Friday, November 11, 2005

Remedial Ethics at the White House.

Too funny to miss:

Bush Orders Staff to Attend Ethics Briefings; White House Counsel to Give 'Refresher' Course"
- The Washington Post, Nov. 5

GOOD morning, everyone."

"Good morning, Mr. Bonhoeffer."

"I hope everyone had an ethical weekend. I thought we'd start this morning with a situational exercise. Karl, suppose a reporter called you and said, 'I will write a very favorable article for my paper and make you look really good if you will tell me a super-duper classified national secret.' What would the correct thing to do be?"

"Tell him, 'Let me get back to you on that?'"


"All right, settle down, everyone. This is no laughing matter. Anyone?"

"I would tell the reporter, 'I could, but that would be wrong.'"

"Thank you, Nicole. Technically fine, but can you tell us who in the White House first said that?"

"Bill Clinton?"

"I don't think he ever said that."

"Eleanor Roosevelt?"

"No. Anyone?"

"Spiro Agnew?"

"You're getting warmer. Karl, please put away your Blackberry. Can you tell us?"

"Richard M. Nixon, 37th president of the United States. Three-hundred-and-one electoral votes to Humphrey's 191."

"Very good. And what happened to Mr. Nixon?"

"He retired, wrote influential books and became a senior statesman."

"No, Karl, he resigned. Or didn't you have television and newspapers in Salt Lake City?"

"I went to the Nixon Library on a field trip once. They didn't say anything about any stupid resignation."

"Let's move on. Now suppose - yes, Mr. Cheney?"

"I have to go. I have a meeting."

"Please sit down. This is important."

"So's my meeting."

"Perhaps you'd like to share with us what it's about?"


"Thank you. I was planning to talk about that tomorrow, but since you've brought it up, let's talk about it now. Would you give us all an example of when you feel it is ethical to torture someone?"

"If that someone was about to launch an attack on the United States. Or making me late for a meeting. I think that under those clearly defined circumstances, tearing out their fingernails or immersing them in boiling oil would be, yes, a reasonable policy."

"I'm glad you brought up the subject of oil.
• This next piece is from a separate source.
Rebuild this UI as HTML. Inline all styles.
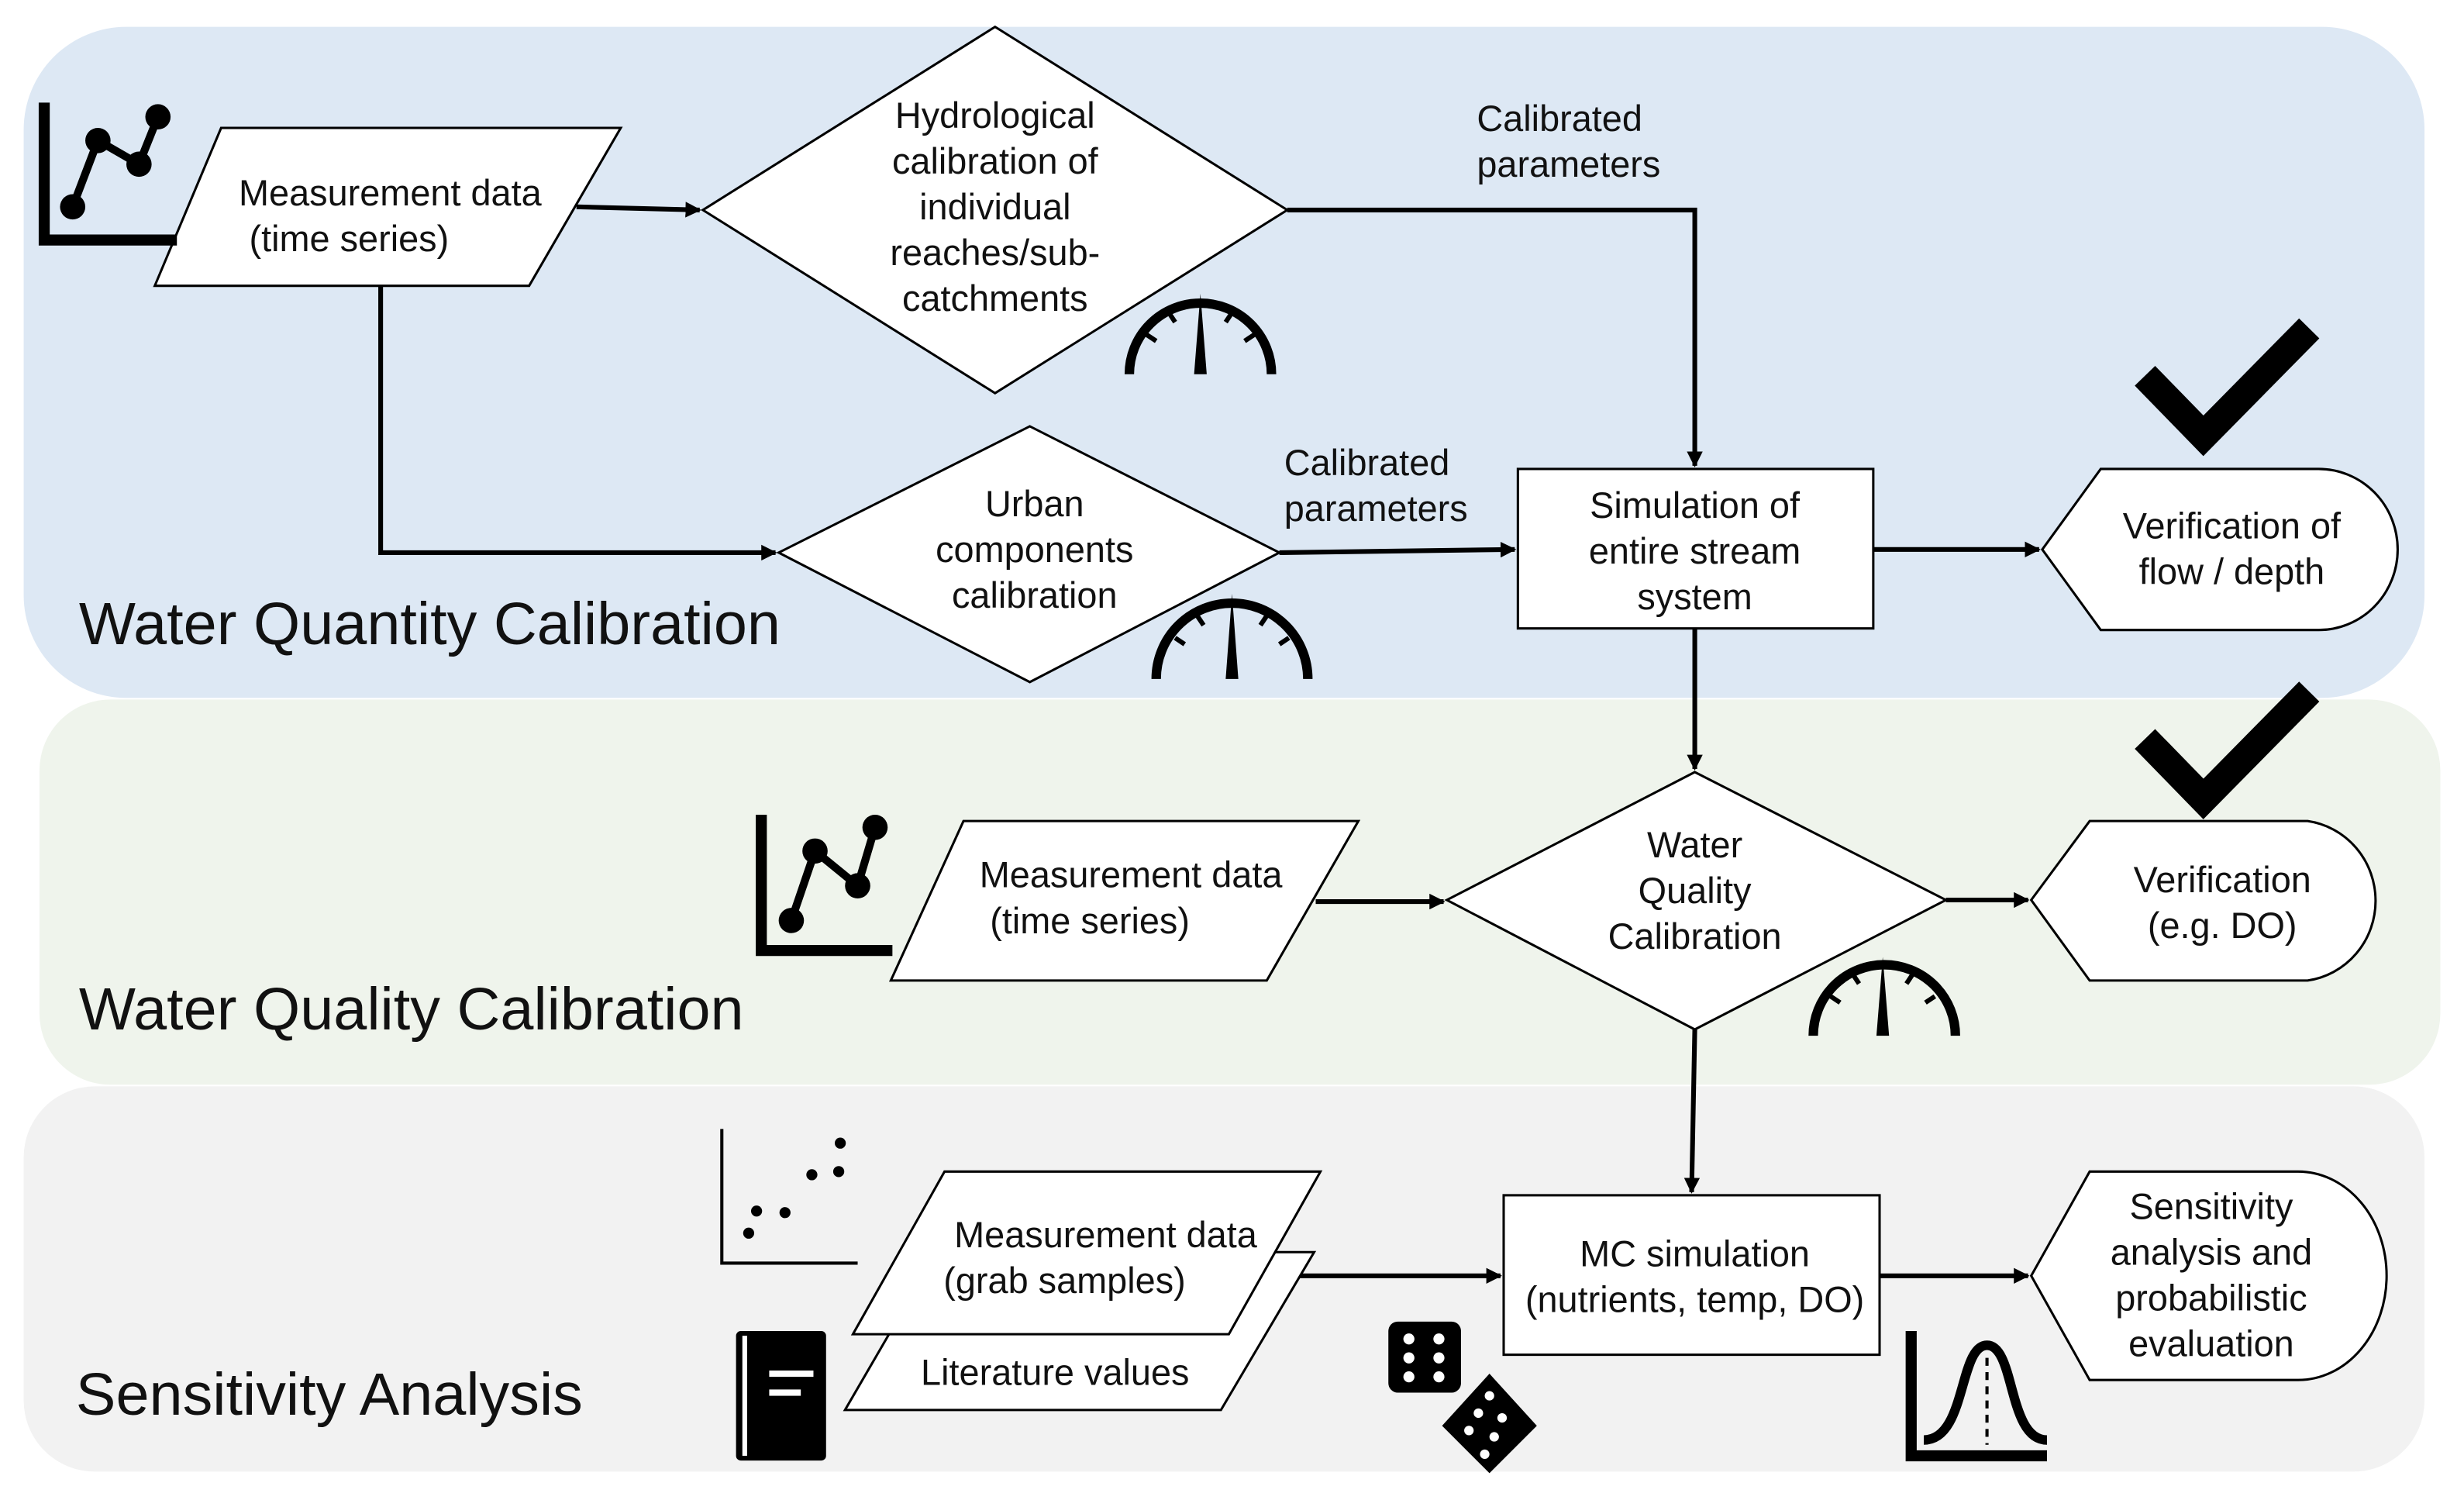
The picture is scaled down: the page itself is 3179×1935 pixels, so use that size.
<!DOCTYPE html>
<html><head><meta charset="utf-8"><style>
html,body{margin:0;padding:0;background:#fff;}
svg{display:block;}
text{font-family:"Liberation Sans",sans-serif;fill:#111;}
.n{font-size:23px;text-anchor:middle;}
.t{font-size:38px;}
</style></head><body>
<svg width="3179" height="1935" viewBox="0 0 1560 950" preserveAspectRatio="none" xmlns="http://www.w3.org/2000/svg">
<defs>
<marker id="a" markerWidth="10" markerHeight="10" refX="9" refY="5" orient="auto" markerUnits="userSpaceOnUse" viewBox="0 0 10 10">
<path d="M0,0 L10,5 L0,10 z" fill="#000"/></marker>
</defs>
<rect x="15" y="17" width="1520" height="425" rx="65" fill="#dde8f4"/>
<rect x="25" y="443" width="1520" height="244" rx="45" fill="#eff4ec"/>
<rect x="15" y="688" width="1520" height="244" rx="45" fill="#f2f2f2"/>
<text class="t" x="50" y="408">Water Quantity Calibration</text>
<text class="t" x="50" y="652">Water Quality Calibration</text>
<text class="t" x="48" y="896">Sensitivity Analysis</text>

<g stroke="#000" stroke-width="3" fill="none">
<polyline points="365,131 443,133" marker-end="url(#a)"/>
<polyline points="241,181 241,350 491,350" marker-end="url(#a)"/>
<polyline points="815,133 1073,133 1073,295" marker-end="url(#a)"/>
<polyline points="810,350 959,348" marker-end="url(#a)"/>
<polyline points="1186,348 1291,348" marker-end="url(#a)"/>
<polyline points="1073,398 1073,487" marker-end="url(#a)"/>
<polyline points="833,571 914,571" marker-end="url(#a)"/>
<polyline points="1232,570 1284,570" marker-end="url(#a)"/>
<polyline points="1073,652 1071,755" marker-end="url(#a)"/>
<polyline points="818,808 950,808" marker-end="url(#a)"/>
<polyline points="1190,808 1284,808" marker-end="url(#a)"/>
</g>

<g stroke="#000" stroke-width="1.5" fill="#fff">
<polygon points="140,81 393,81 335,181 98,181"/>
<polygon points="630,17 815,133 630,249 445,133"/>
<polygon points="652,270 810,350 652,432 493,350"/>
<rect x="961" y="297" width="225" height="101"/>
<path d="M1293,348 L1330,297 L1468,297 A50,51 0 0 1 1468,399 L1330,399 Z"/>
<polygon points="1073,489 1232,570 1073,652 916,570"/>
<polygon points="610,520 860,520 802,621 564,621"/>
<path d="M1286,570 L1323,520 L1461,520 A50,51 0 0 1 1461,621 L1323,621 Z"/>
<polygon points="593,793 832,793 773,893 535,893"/>
<polygon points="598,742 836,742 778,845 540,845"/>
<rect x="952" y="757" width="238" height="101"/>
<path d="M1286,808 L1323,742 L1455,742 A56,66 0 0 1 1455,874 L1323,874 Z"/>
</g>

<text class="n" x="247" y="130">Measurement data</text>
<text class="n" x="221" y="159">(time series)</text>
<text class="n" x="630" y="81">Hydrological</text>
<text class="n" x="630" y="110">calibration of</text>
<text class="n" x="630" y="139">individual</text>
<text class="n" x="630" y="168">reaches/sub-</text>
<text class="n" x="630" y="197">catchments</text>
<text class="n" x="655" y="327">Urban</text>
<text class="n" x="655" y="356">components</text>
<text class="n" x="655" y="385">calibration</text>
<text class="n" x="1073" y="328">Simulation of</text>
<text class="n" x="1073" y="357">entire stream</text>
<text class="n" x="1073" y="386">system</text>
<text class="n" x="1413" y="341">Verification of</text>
<text class="n" x="1413" y="370">flow / depth</text>
<text class="n" style="text-anchor:start" x="935" y="83">Calibrated</text>
<text class="n" style="text-anchor:start" x="935" y="112">parameters</text>
<text class="n" style="text-anchor:start" x="813" y="301">Calibrated</text>
<text class="n" style="text-anchor:start" x="813" y="330">parameters</text>
<text class="n" x="1073" y="543">Water</text>
<text class="n" x="1073" y="572">Quality</text>
<text class="n" x="1073" y="601">Calibration</text>
<text class="n" x="716" y="562">Measurement data</text>
<text class="n" x="690" y="591">(time series)</text>
<text class="n" x="1407" y="565">Verification</text>
<text class="n" x="1407" y="594">(e.g. DO)</text>
<text class="n" x="700" y="790">Measurement data</text>
<text class="n" x="674" y="819">(grab samples)</text>
<text class="n" x="668" y="877">Literature values</text>
<text class="n" x="1073" y="802">MC simulation</text>
<text class="n" x="1073" y="831">(nutrients, temp, DO)</text>
<text class="n" x="1400" y="772">Sensitivity</text>
<text class="n" x="1400" y="801">analysis and</text>
<text class="n" x="1400" y="830">probabilistic</text>
<text class="n" x="1400" y="859">evaluation</text>

<g stroke="#000" fill="none">
<polyline points="28,65 28,152 112,152" stroke-width="7"/>
<polyline points="46,131 62,89 88,104 100,74" stroke-width="5"/>
<polyline points="482,516 482,602 565,602" stroke-width="7"/>
<polyline points="501,583 516,539 543,561 554,524" stroke-width="5"/>
<polyline points="457,715 457,800 543,800" stroke-width="2"/>
<polyline points="1210,843 1210,922 1296,922" stroke-width="7"/>
<path d="M1218,912 C1245,912 1240,852 1258,852 C1276,852 1271,912 1296,912" stroke-width="6"/>
<line x1="1258" y1="860" x2="1258" y2="915" stroke-width="2" stroke-dasharray="5,4"/>
<polyline points="1358,238 1395,276 1462,208" stroke-width="18"/>
<polyline points="1358,468 1395,506 1462,438" stroke-width="18"/>
</g>
<g fill="#000">
<circle cx="46" cy="131" r="8"/><circle cx="62" cy="89" r="8"/><circle cx="88" cy="104" r="8"/><circle cx="100" cy="74" r="8"/>
<circle cx="501" cy="583" r="8"/><circle cx="516" cy="539" r="8"/><circle cx="543" cy="561" r="8"/><circle cx="554" cy="524" r="8"/>
<circle cx="474" cy="781" r="3.5"/><circle cx="479" cy="767" r="3.5"/><circle cx="497" cy="768" r="3.5"/><circle cx="514" cy="744" r="3.5"/><circle cx="531" cy="742" r="3.5"/><circle cx="532" cy="724" r="3.5"/>
<rect x="466" y="843" width="57" height="82" rx="3"/>
<rect x="879" y="837" width="46" height="45" rx="6"/>
<polygon points="943,870 973,903 943,933 913,903"/>
</g>
<g fill="#fff">
<rect x="470" y="846" width="3" height="76"/>
<rect x="487" y="868" width="28" height="4"/><rect x="487" y="880" width="20" height="4"/>
<circle cx="892" cy="848" r="3.5"/><circle cx="911" cy="848" r="3.5"/><circle cx="892" cy="860" r="3.5"/><circle cx="911" cy="860" r="3.5"/><circle cx="892" cy="872" r="3.5"/><circle cx="911" cy="872" r="3.5"/>
<circle cx="943" cy="884" r="3"/><circle cx="936" cy="895" r="3"/><circle cx="951" cy="898" r="3"/><circle cx="930" cy="906" r="3"/><circle cx="946" cy="910" r="3"/><circle cx="940" cy="921" r="3"/>
</g>
<g stroke="#000" fill="none" stroke-width="6">
<path d="M715,237 A45,45 0 0 1 805,237"/>
<path d="M732,430 A48,48 0 0 1 828,430"/>
<path d="M1148,656 A45,45 0 0 1 1238,656"/>
</g>
<g fill="#000">
<polygon points="756,237 760,186 764,237"/>
<polygon points="776,430 780,376 784,430"/>
<polygon points="1188,656 1192,606 1196,656"/>
</g>
<g stroke="#000" stroke-width="3">
<line x1="726" y1="212" x2="732" y2="216"/><line x1="740" y1="198" x2="744" y2="204"/><line x1="780" y1="198" x2="776" y2="204"/><line x1="794" y1="212" x2="788" y2="216"/>
<line x1="744" y1="404" x2="750" y2="408"/><line x1="758" y1="390" x2="762" y2="396"/><line x1="802" y1="390" x2="798" y2="396"/><line x1="816" y1="404" x2="810" y2="408"/>
<line x1="1159" y1="631" x2="1165" y2="635"/><line x1="1173" y1="617" x2="1177" y2="623"/><line x1="1211" y1="617" x2="1207" y2="623"/><line x1="1225" y1="631" x2="1219" y2="635"/>
</g>
</svg>
</body></html>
Let's suppose there was an energy-related company. And a high government official, say, used to work for it. Now let's say that his country - call it Country A - went to war against Country B. And the energy-related company then got a very lucrative contract to rebuild Country B. Now let's say that the high government official agitated - indeed, pushed - his government to invade Country B in the first place. Do you see any potential conflict there?"

"None at all."

"Anyone? Yes, Harriet?"

"The vice president is the second most brilliant person I have ever met, and if he says it's O.K. to pull out people's -"

"Harriet, we're not discussing whether someone is smart."

"Sorry. I withdraw."

"I'm out of here."

"Mr. Vice President, class is not over until I - what is it, Karl? I asked you to put away your Blackberry."

"It's Tim Russert. What if he's calling to reveal the name of another undercover C.I.A. operative?"

"Then you put your hands over your ears and say loudly, 'Not listening! - La la la la la la la!' This is what Aristotle advises in Book VI of the Nicomachean Ethics. Why don't we end there for today? Don't forget the assigned reading. And a few of you still owe me papers!"